### THE REQUEST
Without the pictures, give the entries below again exactly as written.

### RECORDS TO PROCESS
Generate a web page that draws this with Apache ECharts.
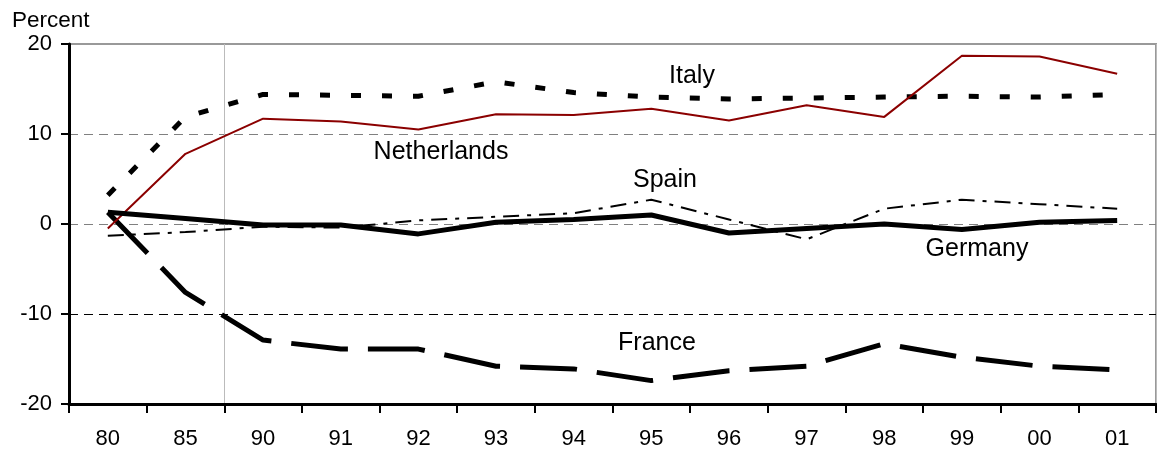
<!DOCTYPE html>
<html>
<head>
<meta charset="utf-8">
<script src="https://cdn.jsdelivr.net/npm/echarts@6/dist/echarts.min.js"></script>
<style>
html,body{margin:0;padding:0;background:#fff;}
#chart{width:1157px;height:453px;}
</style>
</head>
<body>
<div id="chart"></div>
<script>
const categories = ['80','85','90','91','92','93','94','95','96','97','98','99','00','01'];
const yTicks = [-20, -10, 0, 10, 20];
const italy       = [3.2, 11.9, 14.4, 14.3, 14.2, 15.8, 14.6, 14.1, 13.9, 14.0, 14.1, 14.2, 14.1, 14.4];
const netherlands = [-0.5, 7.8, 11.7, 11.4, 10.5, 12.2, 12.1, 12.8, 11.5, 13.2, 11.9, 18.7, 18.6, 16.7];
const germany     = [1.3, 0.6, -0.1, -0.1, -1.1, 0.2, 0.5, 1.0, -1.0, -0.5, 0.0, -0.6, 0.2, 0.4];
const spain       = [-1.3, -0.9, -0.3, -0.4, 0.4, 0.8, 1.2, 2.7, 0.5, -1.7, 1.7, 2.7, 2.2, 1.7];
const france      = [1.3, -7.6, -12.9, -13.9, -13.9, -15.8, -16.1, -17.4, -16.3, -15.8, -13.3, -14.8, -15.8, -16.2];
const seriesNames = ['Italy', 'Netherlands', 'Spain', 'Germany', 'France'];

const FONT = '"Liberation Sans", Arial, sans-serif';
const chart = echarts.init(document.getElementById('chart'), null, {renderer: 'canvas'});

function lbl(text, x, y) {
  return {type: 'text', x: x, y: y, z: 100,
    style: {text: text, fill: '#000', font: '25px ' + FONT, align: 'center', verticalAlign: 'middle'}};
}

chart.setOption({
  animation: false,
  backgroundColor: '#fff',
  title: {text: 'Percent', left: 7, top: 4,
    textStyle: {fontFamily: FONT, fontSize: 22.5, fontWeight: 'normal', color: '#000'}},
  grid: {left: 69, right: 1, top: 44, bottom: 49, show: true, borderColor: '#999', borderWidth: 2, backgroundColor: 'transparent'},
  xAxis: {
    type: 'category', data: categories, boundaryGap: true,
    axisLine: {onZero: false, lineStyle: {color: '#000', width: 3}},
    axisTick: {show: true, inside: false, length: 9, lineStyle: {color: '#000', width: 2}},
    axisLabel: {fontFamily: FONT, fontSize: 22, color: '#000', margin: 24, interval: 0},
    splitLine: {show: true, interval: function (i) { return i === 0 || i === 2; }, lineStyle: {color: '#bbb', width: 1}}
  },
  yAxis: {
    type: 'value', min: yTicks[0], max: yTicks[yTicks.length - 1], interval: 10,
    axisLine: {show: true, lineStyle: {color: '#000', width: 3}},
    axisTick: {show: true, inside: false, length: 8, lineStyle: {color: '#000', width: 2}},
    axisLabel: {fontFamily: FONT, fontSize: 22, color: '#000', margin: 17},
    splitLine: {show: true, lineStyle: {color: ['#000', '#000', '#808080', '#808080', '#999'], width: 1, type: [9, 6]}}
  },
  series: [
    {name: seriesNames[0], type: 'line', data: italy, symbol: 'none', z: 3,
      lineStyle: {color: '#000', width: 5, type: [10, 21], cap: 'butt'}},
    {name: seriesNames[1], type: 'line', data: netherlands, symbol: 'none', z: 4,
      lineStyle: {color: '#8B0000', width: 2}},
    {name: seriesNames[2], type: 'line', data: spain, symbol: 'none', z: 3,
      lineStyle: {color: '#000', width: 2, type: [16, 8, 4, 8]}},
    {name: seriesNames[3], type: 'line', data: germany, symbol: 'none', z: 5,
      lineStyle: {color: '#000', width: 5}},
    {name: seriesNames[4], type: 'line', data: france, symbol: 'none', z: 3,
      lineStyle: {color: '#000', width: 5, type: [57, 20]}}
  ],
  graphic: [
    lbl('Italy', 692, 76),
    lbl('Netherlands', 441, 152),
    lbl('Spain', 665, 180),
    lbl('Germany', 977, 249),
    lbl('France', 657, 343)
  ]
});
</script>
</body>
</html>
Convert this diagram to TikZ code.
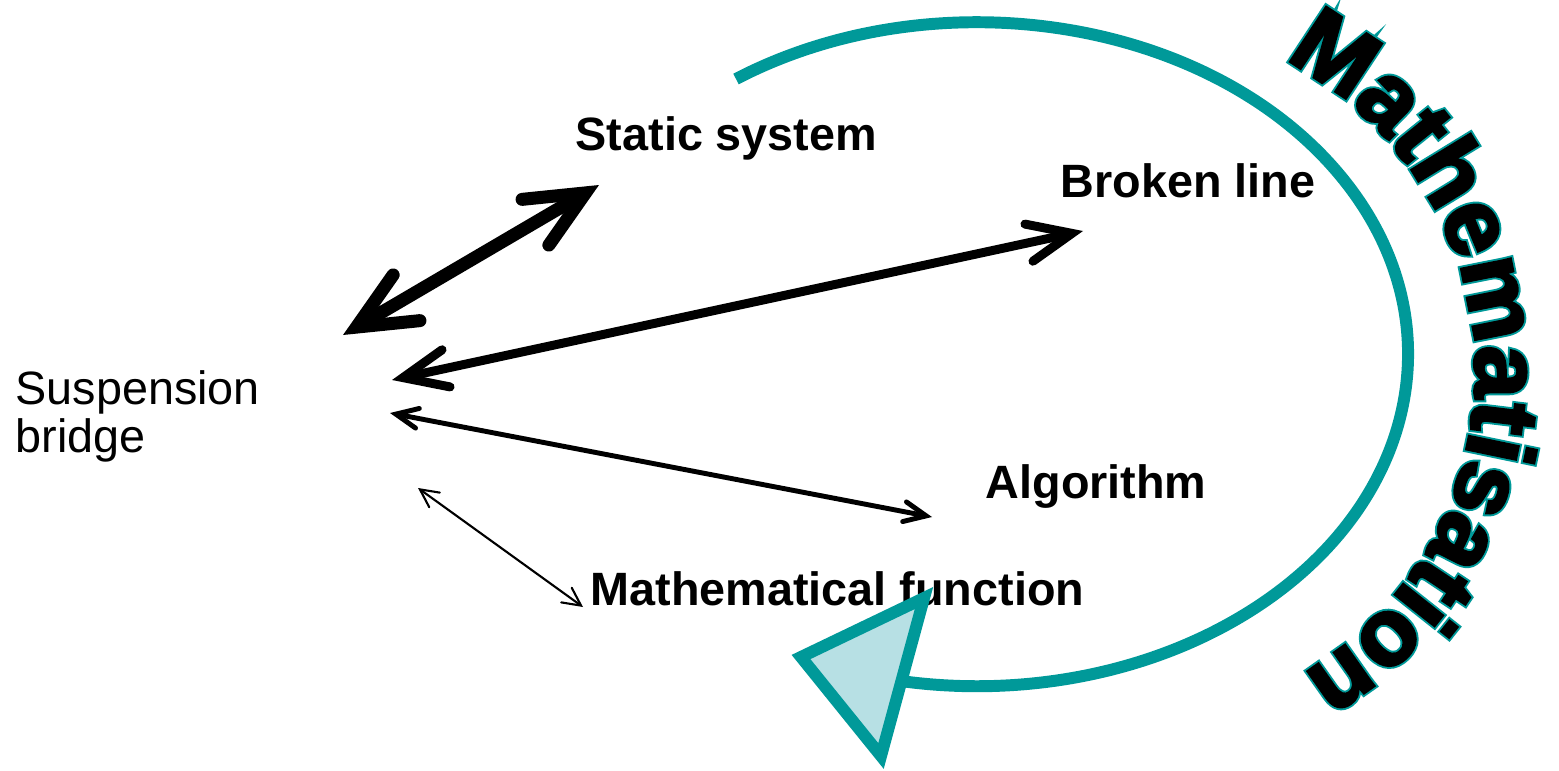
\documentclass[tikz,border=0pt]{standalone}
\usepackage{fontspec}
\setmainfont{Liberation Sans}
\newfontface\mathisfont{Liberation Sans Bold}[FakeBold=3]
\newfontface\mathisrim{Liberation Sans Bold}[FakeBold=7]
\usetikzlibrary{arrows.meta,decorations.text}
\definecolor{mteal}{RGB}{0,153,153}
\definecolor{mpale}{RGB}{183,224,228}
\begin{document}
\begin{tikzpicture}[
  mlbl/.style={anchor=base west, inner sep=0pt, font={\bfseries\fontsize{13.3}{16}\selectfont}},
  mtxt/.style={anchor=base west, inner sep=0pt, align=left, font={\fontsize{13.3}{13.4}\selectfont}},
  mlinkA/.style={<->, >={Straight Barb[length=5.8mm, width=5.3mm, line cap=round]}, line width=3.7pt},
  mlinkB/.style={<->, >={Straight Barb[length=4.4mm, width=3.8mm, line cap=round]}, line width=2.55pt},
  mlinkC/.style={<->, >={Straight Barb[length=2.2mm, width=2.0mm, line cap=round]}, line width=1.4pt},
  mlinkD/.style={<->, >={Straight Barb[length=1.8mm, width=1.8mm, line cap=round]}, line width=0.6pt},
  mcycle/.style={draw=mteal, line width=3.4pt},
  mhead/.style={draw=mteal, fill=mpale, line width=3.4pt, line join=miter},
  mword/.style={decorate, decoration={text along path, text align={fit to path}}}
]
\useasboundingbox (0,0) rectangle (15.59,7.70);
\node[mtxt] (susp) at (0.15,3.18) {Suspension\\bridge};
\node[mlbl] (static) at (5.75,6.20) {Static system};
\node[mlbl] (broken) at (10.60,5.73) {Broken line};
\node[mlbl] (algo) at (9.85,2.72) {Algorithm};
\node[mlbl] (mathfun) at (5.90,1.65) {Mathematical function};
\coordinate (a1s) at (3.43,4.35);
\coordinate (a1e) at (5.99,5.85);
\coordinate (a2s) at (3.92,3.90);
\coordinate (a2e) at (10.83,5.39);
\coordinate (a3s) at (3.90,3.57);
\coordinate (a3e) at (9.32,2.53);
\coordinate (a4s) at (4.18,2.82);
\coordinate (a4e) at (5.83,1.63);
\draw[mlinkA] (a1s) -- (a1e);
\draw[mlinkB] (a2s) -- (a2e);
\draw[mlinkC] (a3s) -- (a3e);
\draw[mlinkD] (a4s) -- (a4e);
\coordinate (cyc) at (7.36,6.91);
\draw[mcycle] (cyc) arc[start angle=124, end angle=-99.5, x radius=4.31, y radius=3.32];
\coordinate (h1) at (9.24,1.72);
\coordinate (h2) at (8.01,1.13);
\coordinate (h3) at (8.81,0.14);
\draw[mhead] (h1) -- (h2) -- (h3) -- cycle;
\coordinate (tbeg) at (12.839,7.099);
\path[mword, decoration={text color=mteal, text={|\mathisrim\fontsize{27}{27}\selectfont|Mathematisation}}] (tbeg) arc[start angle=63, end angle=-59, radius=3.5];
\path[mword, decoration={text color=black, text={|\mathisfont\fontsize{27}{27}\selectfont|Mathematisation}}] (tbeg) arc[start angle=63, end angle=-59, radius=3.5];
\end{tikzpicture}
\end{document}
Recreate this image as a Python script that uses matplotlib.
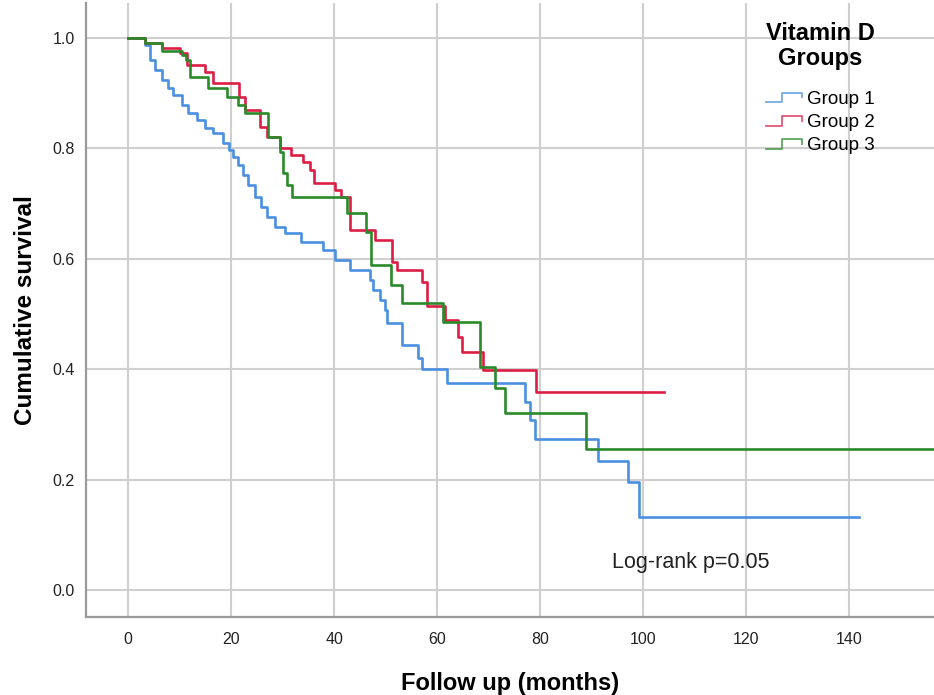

### FINISHED ANSWER
Generate a web page that draws this with Apache ECharts.
<!DOCTYPE html>
<html>
<head>
<meta charset="utf-8">
<script src="https://cdn.jsdelivr.net/npm/echarts@6/dist/echarts.min.js"></script>
<style>
html,body{margin:0;padding:0;background:#fff;}
#chart{width:1157px;height:453px;}
</style>
</head>
<body>
<div id="chart"></div>
<script>
const categories = ['80','85','90','91','92','93','94','95','96','97','98','99','00','01'];
const yTicks = [-20, -10, 0, 10, 20];
const italy       = [3.2, 11.9, 14.4, 14.3, 14.2, 15.8, 14.6, 14.1, 13.9, 14.0, 14.1, 14.2, 14.1, 14.4];
const netherlands = [-0.5, 7.8, 11.7, 11.4, 10.5, 12.2, 12.1, 12.8, 11.5, 13.2, 11.9, 18.7, 18.6, 16.7];
const germany     = [1.3, 0.6, -0.1, -0.1, -1.1, 0.2, 0.5, 1.0, -1.0, -0.5, 0.0, -0.6, 0.2, 0.4];
const spain       = [-1.3, -0.9, -0.3, -0.4, 0.4, 0.8, 1.2, 2.7, 0.5, -1.7, 1.7, 2.7, 2.2, 1.7];
const france      = [1.3, -7.6, -12.9, -13.9, -13.9, -15.8, -16.1, -17.4, -16.3, -15.8, -13.3, -14.8, -15.8, -16.2];
const seriesNames = ['Italy', 'Netherlands', 'Spain', 'Germany', 'France'];

const FONT = '"Liberation Sans", Arial, sans-serif';
const chart = echarts.init(document.getElementById('chart'), null, {renderer: 'canvas'});

function lbl(text, x, y) {
  return {type: 'text', x: x, y: y, z: 100,
    style: {text: text, fill: '#000', font: '25px ' + FONT, align: 'center', verticalAlign: 'middle'}};
}

chart.setOption({
  animation: false,
  backgroundColor: '#fff',
  title: {text: 'Percent', left: 7, top: 4,
    textStyle: {fontFamily: FONT, fontSize: 22.5, fontWeight: 'normal', color: '#000'}},
  grid: {left: 69, right: 1, top: 44, bottom: 49, show: true, borderColor: '#999', borderWidth: 2, backgroundColor: 'transparent'},
  xAxis: {
    type: 'category', data: categories, boundaryGap: true,
    axisLine: {onZero: false, lineStyle: {color: '#000', width: 3}},
    axisTick: {show: true, inside: false, length: 9, lineStyle: {color: '#000', width: 2}},
    axisLabel: {fontFamily: FONT, fontSize: 22, color: '#000', margin: 24, interval: 0},
    splitLine: {show: true, interval: function (i) { return i === 0 || i === 2; }, lineStyle: {color: '#bbb', width: 1}}
  },
  yAxis: {
    type: 'value', min: yTicks[0], max: yTicks[yTicks.length - 1], interval: 10,
    axisLine: {show: true, lineStyle: {color: '#000', width: 3}},
    axisTick: {show: true, inside: false, length: 8, lineStyle: {color: '#000', width: 2}},
    axisLabel: {fontFamily: FONT, fontSize: 22, color: '#000', margin: 17},
    splitLine: {show: true, lineStyle: {color: ['#000', '#000', '#808080', '#808080', '#999'], width: 1, type: [9, 6]}}
  },
  series: [
    {name: seriesNames[0], type: 'line', data: italy, symbol: 'none', z: 3,
      lineStyle: {color: '#000', width: 5, type: [10, 21], cap: 'butt'}},
    {name: seriesNames[1], type: 'line', data: netherlands, symbol: 'none', z: 4,
      lineStyle: {color: '#8B0000', width: 2}},
    {name: seriesNames[2], type: 'line', data: spain, symbol: 'none', z: 3,
      lineStyle: {color: '#000', width: 2, type: [16, 8, 4, 8]}},
    {name: seriesNames[3], type: 'line', data: germany, symbol: 'none', z: 5,
      lineStyle: {color: '#000', width: 5}},
    {name: seriesNames[4], type: 'line', data: france, symbol: 'none', z: 3,
      lineStyle: {color: '#000', width: 5, type: [57, 20]}}
  ],
  graphic: [
    lbl('Italy', 692, 76),
    lbl('Netherlands', 441, 152),
    lbl('Spain', 665, 180),
    lbl('Germany', 977, 249),
    lbl('France', 657, 343)
  ]
});
</script>
</body>
</html>
Convert this diagram to TikZ code.
\documentclass[tikz,border=0pt]{standalone}
\usepackage{fontspec}
\setmainfont{Liberation Sans}
\newfontface\mathisfont{Liberation Sans Bold}[FakeBold=3]
\newfontface\mathisrim{Liberation Sans Bold}[FakeBold=7]
\usetikzlibrary{arrows.meta,decorations.text}
\definecolor{mteal}{RGB}{0,153,153}
\definecolor{mpale}{RGB}{183,224,228}
\begin{document}
\begin{tikzpicture}[
  mlbl/.style={anchor=base west, inner sep=0pt, font={\bfseries\fontsize{13.3}{16}\selectfont}},
  mtxt/.style={anchor=base west, inner sep=0pt, align=left, font={\fontsize{13.3}{13.4}\selectfont}},
  mlinkA/.style={<->, >={Straight Barb[length=5.8mm, width=5.3mm, line cap=round]}, line width=3.7pt},
  mlinkB/.style={<->, >={Straight Barb[length=4.4mm, width=3.8mm, line cap=round]}, line width=2.55pt},
  mlinkC/.style={<->, >={Straight Barb[length=2.2mm, width=2.0mm, line cap=round]}, line width=1.4pt},
  mlinkD/.style={<->, >={Straight Barb[length=1.8mm, width=1.8mm, line cap=round]}, line width=0.6pt},
  mcycle/.style={draw=mteal, line width=3.4pt},
  mhead/.style={draw=mteal, fill=mpale, line width=3.4pt, line join=miter},
  mword/.style={decorate, decoration={text along path, text align={fit to path}}}
]
\useasboundingbox (0,0) rectangle (15.59,7.70);
\node[mtxt] (susp) at (0.15,3.18) {Suspension\\bridge};
\node[mlbl] (static) at (5.75,6.20) {Static system};
\node[mlbl] (broken) at (10.60,5.73) {Broken line};
\node[mlbl] (algo) at (9.85,2.72) {Algorithm};
\node[mlbl] (mathfun) at (5.90,1.65) {Mathematical function};
\coordinate (a1s) at (3.43,4.35);
\coordinate (a1e) at (5.99,5.85);
\coordinate (a2s) at (3.92,3.90);
\coordinate (a2e) at (10.83,5.39);
\coordinate (a3s) at (3.90,3.57);
\coordinate (a3e) at (9.32,2.53);
\coordinate (a4s) at (4.18,2.82);
\coordinate (a4e) at (5.83,1.63);
\draw[mlinkA] (a1s) -- (a1e);
\draw[mlinkB] (a2s) -- (a2e);
\draw[mlinkC] (a3s) -- (a3e);
\draw[mlinkD] (a4s) -- (a4e);
\coordinate (cyc) at (7.36,6.91);
\draw[mcycle] (cyc) arc[start angle=124, end angle=-99.5, x radius=4.31, y radius=3.32];
\coordinate (h1) at (9.24,1.72);
\coordinate (h2) at (8.01,1.13);
\coordinate (h3) at (8.81,0.14);
\draw[mhead] (h1) -- (h2) -- (h3) -- cycle;
\coordinate (tbeg) at (12.839,7.099);
\path[mword, decoration={text color=mteal, text={|\mathisrim\fontsize{27}{27}\selectfont|Mathematisation}}] (tbeg) arc[start angle=63, end angle=-59, radius=3.5];
\path[mword, decoration={text color=black, text={|\mathisfont\fontsize{27}{27}\selectfont|Mathematisation}}] (tbeg) arc[start angle=63, end angle=-59, radius=3.5];
\end{tikzpicture}
\end{document}
Recreate this image as a Python script that uses matplotlib.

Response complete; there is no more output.